Pendant ce temps la musique cubaine reste, à l’image de son peuple, métissée et plurielle. Les blancs de la partie occidentale de l’île continuent à chanter le Punto, tandis que les esclaves Noirs libérés se mettent à danser la Rumba dans les périphéries pauvres des villes. Dans les villages montagnards de l’Oriente, le Son naît d’un mélange de rythmes Noirs et de mélodies espagnoles. Il descendra bientôt vers Santiago où il rencontrera la Trova et le Boléro, puis migre vers La Havane où il incorporera, dans les années 1920, l’influence du Jazz Nord-américain. Pendant ce temps, les textes des Guarachas continuent d’égrener leurs couplets comiques et leurs double-sens licencieux. Partout, on danse au son de cette musique d’une extraordinaire diversité, entre Noirs, entre Blancs, entre Métis, mais toujours en s’amusant beaucoup. La réputation de Cuba comme lieu de divertissement attire à la Havane un public nord-américain fortuné, qui amène avec lui ses orchestres de jazz, enrichissant encore la palette musicale de l’île. Et les textes des chansons continueront, pendant tout le XXème siècle et jsuqu’à la Timba contemporaine, d‘être écrits à l’image de ce public gai, désireux de profiter de tous les plaisirs offerts par la vie.
Et voici pourquoi le Son est plutôt heureux, et le Tango, plutôt larmoyant…
Fabrice Hatem
[1] J’entends ici par « chanson cubaine » le corpus constitué par la Vieja Trova, le Son. lla Guajira et la Guaracha. J’en exclus arbitrairement les textes associés à la Rumba, à la culture afro-cubaine, à la Nueva Trova et à la Timba, corpus littéraire que je connais pour l’instant trop mal pour pouvoir l’inclure dans mon analyse. Pour une description générale des styles musicaux populaires cubains, cliquez sur le lien suivant : lien
[2] Cette dernière affirmation appelle il est vrai, deux contre-exemples importants. Le premier concerne le style dit « Milonga campera ». Celui-ci – qui, certes, possède le caractère un peu artificiel d’un « revival » – situe volontiers – et par définition d’ailleurs – son action dans la campagne.
Tu arrivais par le sentier /Tablier et tresses douces / Et ils brillaient, tes yeux noirs, dans une clarté de pleine lune (Milonga triste, Homero Manzi, 1936).
Un second contre-exemple est constitué par la poésie d’Homero Exposito. Celui-ci, qui vécut sa jeunesse dans une petite ville de province, place souvent son action dans la campagne, ou fait référence à la nature.

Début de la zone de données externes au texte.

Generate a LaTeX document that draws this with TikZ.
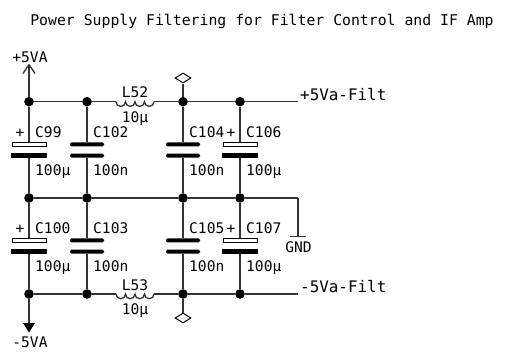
\documentclass[tikz,border=0pt]{standalone}
\usepackage{fontspec}
\setmainfont{DejaVu Sans Mono}
\usetikzlibrary{calc, positioning, shapes.geometric}

\tikzset{
  wire/.style={line width=1.3pt,black!80},
  junction/.style={circle,fill=black,inner sep=0pt,minimum size=9.6pt},
  polartop/.style={rectangle,draw=black,fill=white,line width=1pt,inner sep=0pt,minimum width=34pt,minimum height=3.6pt},
  polarbot/.style={rectangle,fill=black,inner sep=0pt,minimum width=35.5pt,minimum height=5pt},
  plate/.style={rectangle,fill=black,rounded corners=1.5pt,inner sep=0pt,minimum width=34pt,minimum height=4pt},
  flag/.style={diamond,draw=black,fill=white,line width=1pt,inner sep=0pt,minimum width=16pt,minimum height=10pt},
  lbl/.style={inner sep=0pt,text height=10.6pt,text depth=0pt,font=\fontsize{14.6}{16}\selectfont,anchor=west},
  netlbl/.style={inner sep=0pt,text height=12pt,text depth=0pt,font=\fontsize{15.9}{17}\selectfont,anchor=west},
}

\begin{document}
\begin{tikzpicture}[x=1pt,y=-1pt]
\useasboundingbox (0,0) rectangle (509,360);

\node[lbl,anchor=center,font=\fontsize{14.8}{16}\selectfont] (title) at (262,20.5) {Power Supply Filtering for Filter Control and IF Amp};

% junctions
\foreach\n/\x in {a/29,b/87,c/183,d/240}
{
  \node[junction] (\n top) at (\x,101.7) {};
  \node[junction] (\n mid) at (\x,198) {};
  \node[junction] (\n bot) at (\x,294) {};
}

% capacitors
\foreach\n/\x/\u/\l/\s/\t in {a/29/C99/C100/100µ/polar,b/87/C102/C103/100n/plain,c/183/C104/C105/100n/plain,d/240/C106/C107/100µ/polar}
{
  \ifnum\pdfstrcmp{\t}{polar}=0
    \node[polartop] (\n1p) at (\x,144.3) {};
    \node[polarbot] (\n1m) at (\x,155.7) {};
    \node[polartop] (\n2p) at (\x,240.3) {};
    \node[polarbot] (\n2m) at (\x,251.7) {};
  \else
    \node[plate] (\n1p) at (\x,144.3) {};
    \node[plate] (\n1m) at (\x,155.7) {};
    \node[plate] (\n2p) at (\x,240.3) {};
    \node[plate] (\n2m) at (\x,251.7) {};
  \fi
  \draw[wire] (\n top) -- (\n1p);
  \draw[wire] (\n1m) -- (\n mid);
  \draw[wire] (\n mid) -- (\n2p);
  \draw[wire] (\n2m) -- (\n bot);
  \node[lbl] (\u) at (\x+6,131.7) {\u};
  \node[lbl] (\l) at (\x+6,227.7) {\l};
  \node[lbl] (\u v) at (\x+6,170) {\s};
  \node[lbl] (\l v) at (\x+6,266) {\s};
}

\node[lbl,anchor=center] (plusa1) at (20,132.5) {+};
\node[lbl,anchor=center] (plusa2) at (20,228.5) {+};
\node[lbl,anchor=center] (plusd1) at (231,132.5) {+};
\node[lbl,anchor=center] (plusd2) at (231,228.5) {+};

% rails
\coordinate (l52a) at (116,101.7);
\coordinate (l52b) at (154,101.7);
\coordinate (l53a) at (116,294);
\coordinate (l53b) at (154,294);
\coordinate (fp) at (298,101.7);
\coordinate (fm) at (298,294);
\coordinate (gndcor) at (298,198);
\draw[wire] (atop) -- (btop) -- (l52a);
\draw[wire] (l52b) -- (ctop) -- (dtop) -- (fp);
\draw[wire] (amid) -- (bmid) -- (cmid) -- (dmid) -- (gndcor);
\draw[wire] (abot) -- (bbot) -- (l53a);
\draw[wire] (l53b) -- (cbot) -- (dbot) -- (fm);
\foreach\n in {l52,l53}
{
  \draw[wire] (\n a) arc (180:0:4.75) arc (180:0:4.75) arc (180:0:4.75) arc (180:0:4.75);
}
\node[lbl,anchor=center] (L52) at (135,92.5) {L52};
\node[lbl,anchor=center] (L52v) at (135,117) {10µ};
\node[lbl,anchor=center] (L53) at (135,285) {L53};
\node[lbl,anchor=center] (L53v) at (135,309) {10µ};

% flags
\node[flag] (flagtop) at (183,78) {};
\node[flag] (flagbot) at (183,318) {};
\draw[wire] (ctop) -- (flagtop);
\draw[wire] (cbot) -- (flagbot);

% supplies
\coordinate (vpos) at (29,64.5);
\coordinate (vneg) at (29,323);
\draw[wire] (atop) -- (vpos);
\draw[wire] (vpos) -- ++(-6,9) (vpos) -- ++(6,9);
\draw[wire] (abot) -- (vneg);
\fill[black] (vneg) -- ++(-6,0) -- ++(6,9.5) -- ++(6,-9.5) -- cycle;
\node[lbl,anchor=center] (vposlbl) at (30,57) {+5VA};
\node[lbl,anchor=center] (vneglbl) at (30,342) {-5VA};

% ground
\coordinate (gndtop) at (298,236.3);
\draw[wire] (gndcor) -- (gndtop);
\draw[wire] (gndtop) -- ++(-8,0) (gndtop) -- ++(8,0);
\node[lbl,anchor=center] (gndlbl) at (298.5,246.7) {GND};

\node[netlbl] (fplbl) at (300,94.3) {+5Va-Filt};
\node[netlbl] (fmlbl) at (300,286.7) {-5Va-Filt};
\end{tikzpicture}
\end{document}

Je la vis fleurir un jour comme le lin / D’une prairie argentine gorgée de soleil (Flor de lino, Homero Exposito,1947).
[3] Voir par exemple la vertigineuse improvisation du chanteur Monguito sur la seconde partie du Son Mi son, Mi son Mi son.
[4] Il y a ici un double sens obscène lié à l’évocation du mouvement de va et-vient du pilon du mortier.
[5] « Donne-moi les jetons de tes passes » : injonction du maquereau à sa protégée.